Short exercise =>
Retype verbatim only the lines below, starting at the one that contains "What matplotlib code" and ending at the one that contains "from matplotlib.ticker import MultipleLocator". Pictures are excluded from the copy.

Data provided =>

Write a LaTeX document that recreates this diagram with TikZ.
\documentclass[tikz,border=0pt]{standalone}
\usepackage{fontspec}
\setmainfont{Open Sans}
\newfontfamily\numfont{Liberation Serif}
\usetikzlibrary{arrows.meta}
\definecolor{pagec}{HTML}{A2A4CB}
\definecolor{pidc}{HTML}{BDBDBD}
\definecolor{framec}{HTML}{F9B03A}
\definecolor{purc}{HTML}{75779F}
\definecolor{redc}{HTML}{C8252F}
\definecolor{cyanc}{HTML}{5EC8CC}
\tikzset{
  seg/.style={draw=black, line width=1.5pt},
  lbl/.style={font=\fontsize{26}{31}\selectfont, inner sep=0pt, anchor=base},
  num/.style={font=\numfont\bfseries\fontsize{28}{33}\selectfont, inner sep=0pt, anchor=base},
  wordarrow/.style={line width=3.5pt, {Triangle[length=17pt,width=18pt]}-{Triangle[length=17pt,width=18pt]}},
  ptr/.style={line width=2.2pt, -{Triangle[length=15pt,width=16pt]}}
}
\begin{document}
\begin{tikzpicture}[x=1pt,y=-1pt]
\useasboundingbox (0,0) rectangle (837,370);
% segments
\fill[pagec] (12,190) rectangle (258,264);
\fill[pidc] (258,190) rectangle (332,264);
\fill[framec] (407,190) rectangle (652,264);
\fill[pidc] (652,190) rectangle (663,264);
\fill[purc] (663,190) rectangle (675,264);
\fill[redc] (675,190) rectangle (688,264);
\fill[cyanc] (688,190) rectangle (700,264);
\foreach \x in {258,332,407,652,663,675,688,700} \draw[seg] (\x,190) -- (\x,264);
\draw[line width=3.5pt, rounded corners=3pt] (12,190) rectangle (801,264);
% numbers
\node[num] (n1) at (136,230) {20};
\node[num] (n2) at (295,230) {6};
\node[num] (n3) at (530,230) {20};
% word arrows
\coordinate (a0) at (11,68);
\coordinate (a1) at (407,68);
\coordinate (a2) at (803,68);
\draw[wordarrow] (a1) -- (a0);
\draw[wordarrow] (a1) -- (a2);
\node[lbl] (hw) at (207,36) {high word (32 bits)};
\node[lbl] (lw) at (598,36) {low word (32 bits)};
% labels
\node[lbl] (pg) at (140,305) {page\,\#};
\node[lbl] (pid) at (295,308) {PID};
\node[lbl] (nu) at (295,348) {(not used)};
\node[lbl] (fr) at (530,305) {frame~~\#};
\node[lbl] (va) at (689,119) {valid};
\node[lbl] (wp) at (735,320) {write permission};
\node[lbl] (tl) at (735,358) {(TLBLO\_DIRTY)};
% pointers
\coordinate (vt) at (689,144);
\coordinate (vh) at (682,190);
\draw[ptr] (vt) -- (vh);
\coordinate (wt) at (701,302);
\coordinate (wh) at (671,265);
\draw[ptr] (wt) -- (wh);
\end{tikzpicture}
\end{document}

==

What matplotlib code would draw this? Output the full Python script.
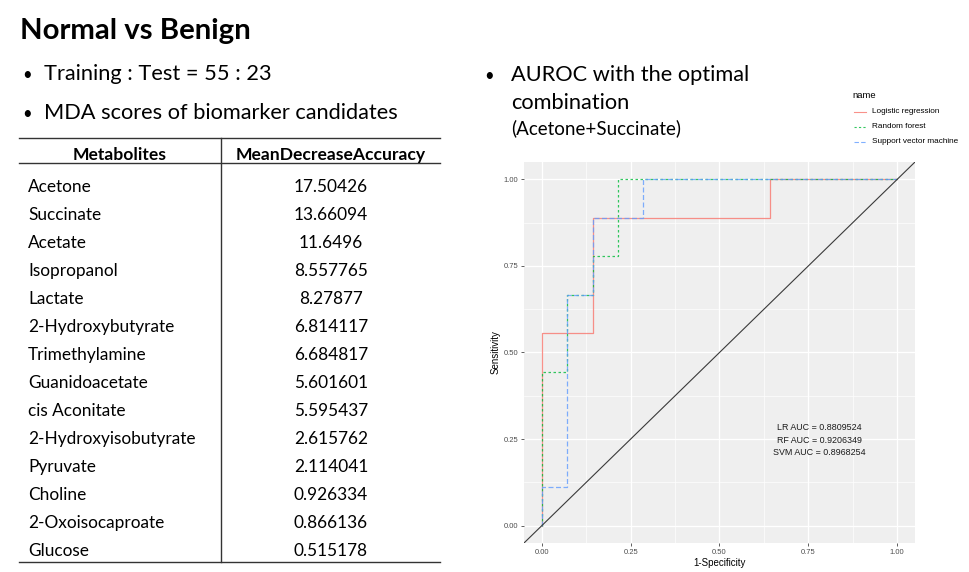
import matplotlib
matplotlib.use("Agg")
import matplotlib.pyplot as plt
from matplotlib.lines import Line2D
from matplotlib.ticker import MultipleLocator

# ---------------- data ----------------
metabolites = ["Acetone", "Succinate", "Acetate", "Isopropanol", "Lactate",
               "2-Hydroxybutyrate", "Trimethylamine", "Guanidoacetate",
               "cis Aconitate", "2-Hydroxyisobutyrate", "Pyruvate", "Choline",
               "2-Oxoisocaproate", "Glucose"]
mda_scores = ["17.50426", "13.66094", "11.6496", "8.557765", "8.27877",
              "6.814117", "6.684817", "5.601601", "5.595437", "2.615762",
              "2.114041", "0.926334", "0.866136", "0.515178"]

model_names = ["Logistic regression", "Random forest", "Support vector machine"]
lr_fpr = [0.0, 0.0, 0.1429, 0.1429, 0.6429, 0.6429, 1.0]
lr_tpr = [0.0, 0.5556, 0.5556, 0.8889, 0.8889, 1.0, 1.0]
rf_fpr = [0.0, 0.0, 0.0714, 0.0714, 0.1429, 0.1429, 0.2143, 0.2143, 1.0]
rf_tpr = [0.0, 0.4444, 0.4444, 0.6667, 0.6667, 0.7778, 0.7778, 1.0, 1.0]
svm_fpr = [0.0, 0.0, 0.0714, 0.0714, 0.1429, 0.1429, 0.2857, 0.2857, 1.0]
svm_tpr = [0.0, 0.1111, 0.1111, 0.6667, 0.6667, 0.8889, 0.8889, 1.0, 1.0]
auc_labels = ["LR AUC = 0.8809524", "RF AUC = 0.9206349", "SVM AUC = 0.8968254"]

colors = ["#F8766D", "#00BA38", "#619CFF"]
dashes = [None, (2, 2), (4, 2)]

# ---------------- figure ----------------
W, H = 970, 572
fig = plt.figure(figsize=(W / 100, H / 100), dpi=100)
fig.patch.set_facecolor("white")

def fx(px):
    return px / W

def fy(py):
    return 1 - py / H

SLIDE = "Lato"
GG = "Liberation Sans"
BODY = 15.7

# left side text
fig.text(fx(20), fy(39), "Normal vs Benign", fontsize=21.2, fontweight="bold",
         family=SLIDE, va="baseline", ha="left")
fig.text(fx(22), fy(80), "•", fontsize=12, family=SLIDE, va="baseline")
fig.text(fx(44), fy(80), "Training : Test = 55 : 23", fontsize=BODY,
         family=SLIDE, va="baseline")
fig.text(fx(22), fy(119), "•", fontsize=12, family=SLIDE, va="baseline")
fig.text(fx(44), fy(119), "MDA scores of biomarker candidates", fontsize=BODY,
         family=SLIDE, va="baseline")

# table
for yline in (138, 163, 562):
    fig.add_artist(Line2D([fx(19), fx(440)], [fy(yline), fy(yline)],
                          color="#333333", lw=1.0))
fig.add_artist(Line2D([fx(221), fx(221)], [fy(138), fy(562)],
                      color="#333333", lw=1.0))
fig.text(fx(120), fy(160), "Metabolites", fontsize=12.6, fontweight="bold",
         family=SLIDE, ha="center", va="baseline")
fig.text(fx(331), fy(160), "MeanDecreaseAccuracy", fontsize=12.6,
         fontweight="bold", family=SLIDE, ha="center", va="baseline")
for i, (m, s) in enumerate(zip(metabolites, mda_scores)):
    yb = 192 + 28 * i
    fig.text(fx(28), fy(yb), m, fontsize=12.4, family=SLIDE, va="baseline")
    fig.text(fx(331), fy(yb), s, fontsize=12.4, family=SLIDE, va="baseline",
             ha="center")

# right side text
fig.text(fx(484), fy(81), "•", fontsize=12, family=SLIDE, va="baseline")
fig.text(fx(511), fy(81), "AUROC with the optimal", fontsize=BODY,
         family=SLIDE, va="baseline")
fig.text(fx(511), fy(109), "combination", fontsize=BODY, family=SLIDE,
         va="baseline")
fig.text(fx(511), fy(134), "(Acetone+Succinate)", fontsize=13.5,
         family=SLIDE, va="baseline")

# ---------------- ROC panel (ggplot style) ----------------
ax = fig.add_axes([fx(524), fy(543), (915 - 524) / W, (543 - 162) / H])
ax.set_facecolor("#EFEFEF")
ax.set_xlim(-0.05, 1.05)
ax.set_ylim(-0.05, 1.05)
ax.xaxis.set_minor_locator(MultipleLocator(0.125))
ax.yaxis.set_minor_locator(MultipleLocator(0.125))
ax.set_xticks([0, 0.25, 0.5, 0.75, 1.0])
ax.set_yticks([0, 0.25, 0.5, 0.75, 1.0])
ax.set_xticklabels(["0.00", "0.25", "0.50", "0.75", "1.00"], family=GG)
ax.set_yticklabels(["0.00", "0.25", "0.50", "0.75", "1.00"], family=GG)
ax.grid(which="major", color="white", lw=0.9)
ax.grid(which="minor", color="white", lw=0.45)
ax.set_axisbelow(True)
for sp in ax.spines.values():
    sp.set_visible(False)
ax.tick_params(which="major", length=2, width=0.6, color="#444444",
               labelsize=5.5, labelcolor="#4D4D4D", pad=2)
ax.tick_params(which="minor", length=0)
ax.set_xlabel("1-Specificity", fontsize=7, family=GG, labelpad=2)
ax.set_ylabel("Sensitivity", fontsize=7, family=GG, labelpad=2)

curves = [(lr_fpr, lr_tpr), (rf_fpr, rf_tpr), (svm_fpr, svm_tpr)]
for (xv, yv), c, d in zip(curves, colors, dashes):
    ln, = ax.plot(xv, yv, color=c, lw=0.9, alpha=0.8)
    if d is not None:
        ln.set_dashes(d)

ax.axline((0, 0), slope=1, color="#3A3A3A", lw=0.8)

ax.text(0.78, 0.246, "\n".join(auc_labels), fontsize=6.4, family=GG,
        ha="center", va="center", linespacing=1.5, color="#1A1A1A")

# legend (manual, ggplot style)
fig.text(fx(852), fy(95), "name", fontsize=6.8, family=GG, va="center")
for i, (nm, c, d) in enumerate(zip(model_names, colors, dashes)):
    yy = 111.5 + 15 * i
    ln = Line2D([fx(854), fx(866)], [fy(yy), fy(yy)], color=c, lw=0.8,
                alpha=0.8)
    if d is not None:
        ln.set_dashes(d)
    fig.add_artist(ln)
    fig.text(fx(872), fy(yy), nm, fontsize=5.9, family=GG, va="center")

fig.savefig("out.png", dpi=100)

Completed exercise =>
What matplotlib code would draw this? Output the full Python script.
import matplotlib
matplotlib.use("Agg")
import matplotlib.pyplot as plt
from matplotlib.lines import Line2D
from matplotlib.ticker import MultipleLocator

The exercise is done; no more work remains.